Organisée à l’occasion du 500e anniversaire de la Réforme, l’exposition dont nous avons ici le catalogue montre pour la première fois des fonds de ces deux bibliothèques et sonde les relations entre Réforme et éducation, entre confessionnalisation et conservation d’objets investis d’un caractère identitaire. Ce recueil comporte, outre un catalogue raisonné, trois importantes contributions : sur les bibliothèques comme expressions des réflexions contemporaines sur l’affermissement de la foi et la conservation du savoir (Helmut Zedelmaier), sur les phénomènes migratoires engendrés par la confessionnalisation (Thomas Müller Bahlke) et sur le caractère identitaire des objets conservés (Stefan Laube).

La Réforme est à Halle un produit de l’imprimé. Au début du xvie siècle, seuls les couvents possèdent des livres et le régent Albert de Brandebourg tente d’isoler ses territoires des nouvelles idées. C’est par l’imprimé et l’image gravée qu’elles parviennent dans la ville ; et l’introduction officielle de la Réforme, en 1541, est suivie par la fondation d’une première imprimerie. Même les propriétaires de bibliothèques privées – ainsi la famille von Selmenitz dont les fonds, incorporés à la Marienbibliothek, sont conservés –, entretenaient des liens personnels avec le réformateur.

La Marienbibliothek n’est pas seulement la première bibliothèque ecclésiastique protestante. C’est aussi l’une des premières à avoir été dotée d’un bâtiment propre, sous l’action du surintendant luthérien Johann Olearius (1546-1623), alors que les bibliothèques séparées et monofonctionnelles restent rares jusqu’au xixe siècle. Helmut Zedelmaier reconstruit avec érudition et finesse les liens entre les inspirations intellectuelles et les constellations religieuses et culturelles. Olearius traduit le texte de Luther en latin et fait imprimer un discours sur les bibliothèques au début du xviie siècle pour appeler au développement des fonds de la Marienbibliothek et les ouvrir aux textes de science. Pour lui, comme pour Martin Luther et son pendant catholique Antonio Possevino (Bibliotheca selecta, Rome, 1593), les bibliothèques servent la vérité dogmatique, l’ancrage de la foi et sa protection contre les hérésies. Mais pour Olearius comme pour le Zurichois Conrad Gesner (Bibliotheca universalis, 1545-1548), les bibliothèques servent aussi un dessein scientifique. Gesner a conçu son ouvrage comme un instrument bibliographique (alphabétique et thématique ou topique), un modèle pour l’élaboration de bibliothèques réelles et un inventaire pour mettre en réseaux lettrés et bibliothèques – d’où la revendication de leur ouverture aux savants. Le bâtiment de la bibliothèque des Fondations Francke, érigé en 1726-1728, est quant à lui le plus ancien bâtiment profane conservé construit spécifiquement pour abriter une bibliothèque. Les livres y étaient disposés, visibles, dans la salle – une autre spécificité, alors qu’au xixe siècle s’étendit le principe de la tripartition des bibliothèques (qui régit leur organisation jusqu’à nos jours) entre salle de lecture, magasins et bureaux d’administration, la plupart des livres disparurent dans des magasins invisibles au public. Tandis que Thomas Müller-Bahlke traite de la politique de publication de l’orphelinat piétiste de Halle au xviiie siècle, Stefan Laube montre que les bibliothèques de l’époque moderne sont aussi souvent des cabinets de curiosité ; aussi la Marienbibliothek exposait-elle des objets d’une forte valeur symbolique – le doute sur leur authenticité ne faisant qu’en renforcer l’attrait –, comme le masque funéraire de Luther, qui acquit un statut de quasi-momie, ou le témoignage sentimental de la chaussure de Melanchthon, sorte de relique (anti-catholique !).

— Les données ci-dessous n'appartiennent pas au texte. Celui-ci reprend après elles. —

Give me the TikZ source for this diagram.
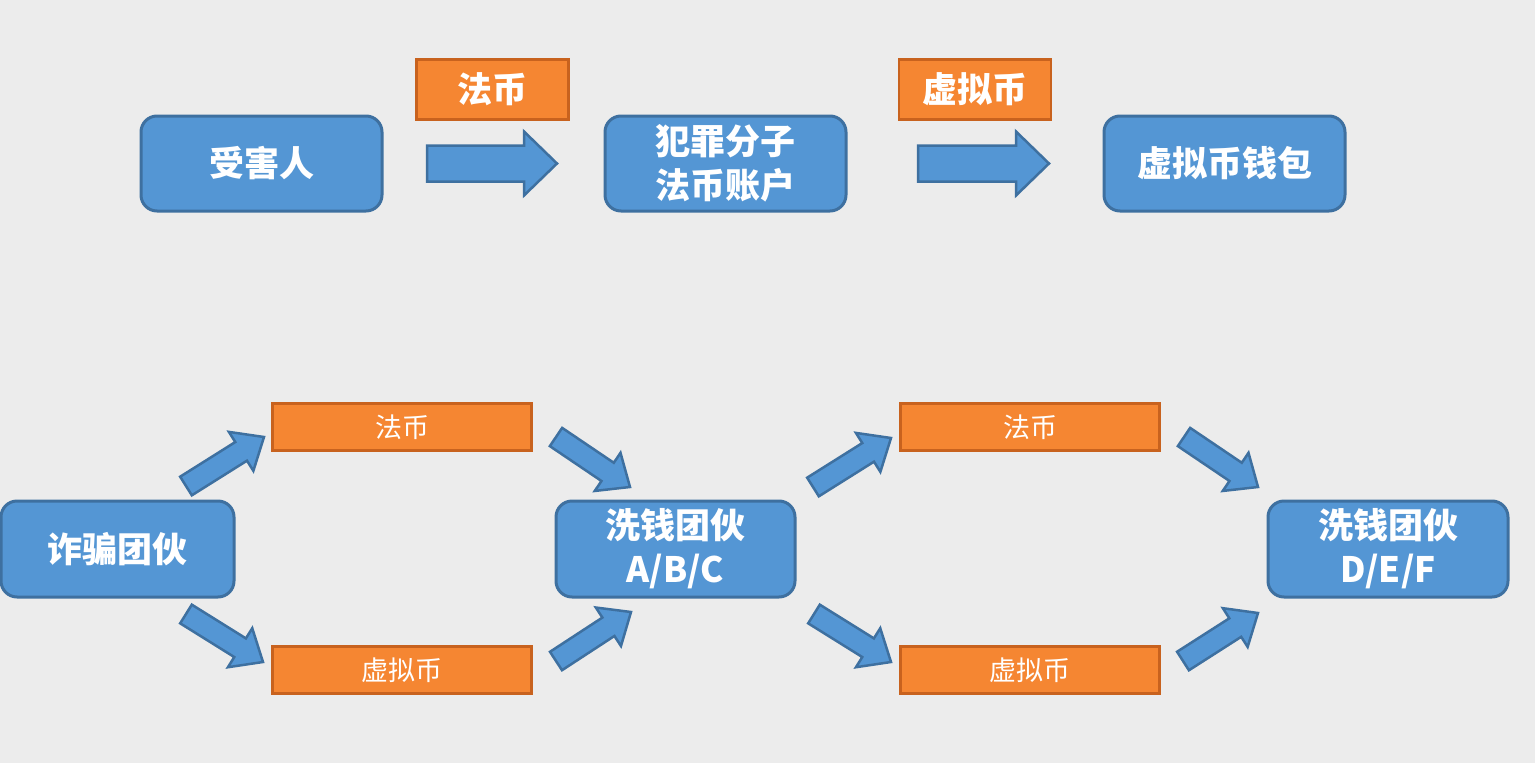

Le catalogue proprement dit est lui-même enrichi de nombreux textes, notamment sur l’imprimerie et la possession de livres à Halle au début du xvie siècle, sur la bibliothèque privée de la famille von Selmenitz, sur le rôle identitaire des livres en situation de fuite et d’exil, et sur les images de Luther. De ce catalogue original et très informé, on retiendra enfin l’abondante illustration et le travail remarquable du photographe Klaus E. Göltz.